Marlon Brando is suffering enough, surely, without having the world's attention drawn to the fact that he can no longer remember his lines; but the cat is out of the bag. It seems that the world's greatest actor, once famed for his reliance on gigantic prompts on the sets of his movies (it accounts, they say, for his weird head-swivelling technique in On the Waterfront) is now reduced to having his lines read to him through a tiny radio receiver located in his ear. Faye Dunaway, his co-star in the new film Don Juan DeMarco, rationalises it thus: "There comes a point when we probably get tired of tearing up our hearts and guts and souls to act. After all, who says we gotta learn all those lines?"

Good question, Faye. Artists can abandon oil paints, musicians may depart from musical notation, ballet dancers long ago jettisoned any adherence to First, Second or Third Position, but actors are still expected to recite lines from memory. Talk about vieux chapeau. In the future I expect to see Mr Brando's and Ms Dunaway's successors doing away with their earpieces and taking the stage wearing virtual-reality helmets, inside which their lines will pass across a screen before their eyes. Now that'll be acting.

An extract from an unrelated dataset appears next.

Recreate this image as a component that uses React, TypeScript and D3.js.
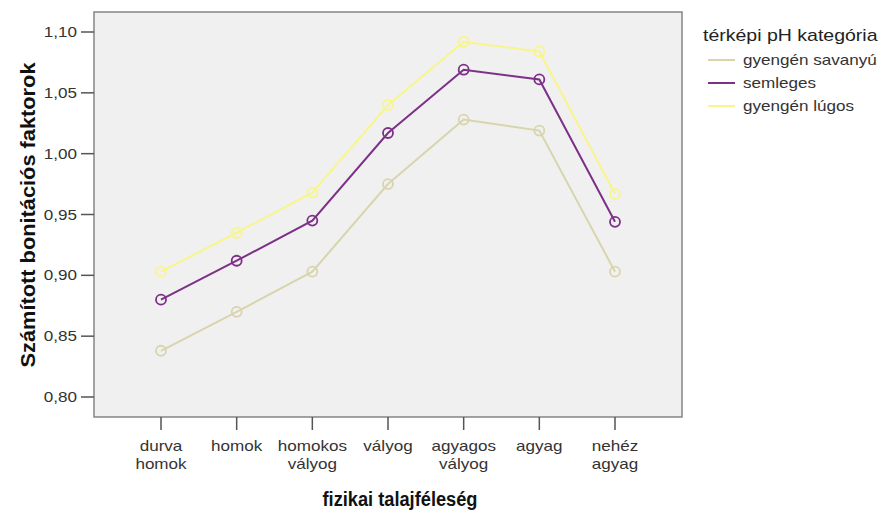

The sale of Macmillan Ltd to the fiendish Krauts has prompted the customary hand-wringing about how the flower of British publishing has been taken over by transglobal conglomerates and garlic-scented Continentals. A more optimistic note is sounded by the news that Carol Shields has won the Pulitzer prize for literature, for her wonderful novel The Stone Diaries, which was shortlisted for the Booker last year. Shields is published by Fourth Estate, the independent publishing house started 11 years ago by Victoria Barnsley. I wouldn't be making a fuss about this, had not the company also won last year's Pulitzer prize with E Annie Proulx's The Shipping News. Here is a publisher that contrives to get the right books again and again, without the benefit of massive resources, international clout, German management, Australian paymasters or lunch with Andrew "The Jackal" Wylie. Down the hatch, Estaters.

Tonight's the night for champagne, romance and Kate Moss, who celebrates the launch of Kate, an album of photographs, with a party at the Blue Note in Islington. After it she will retire to her new home off Shepherd's Bush Green, barely a sequin's throw from the police station and within easy reach of Queen's Park Rangers' football ground.

Since Ms Moss moved into her new home with her inamorata, the actor-turned- rocker-manqu Johnny Depp, locals have been preening themselves that the Green (and especially the corner of Uxbridge Road) has now become the coolest address in London. Cries of horror from Notting Hillbillies greet this bizarre suggestion, but it's a view that's steadily prevailing. "Quite simply," says Will Self, another Bush-dweller, "W12 is what W11 wishes it were."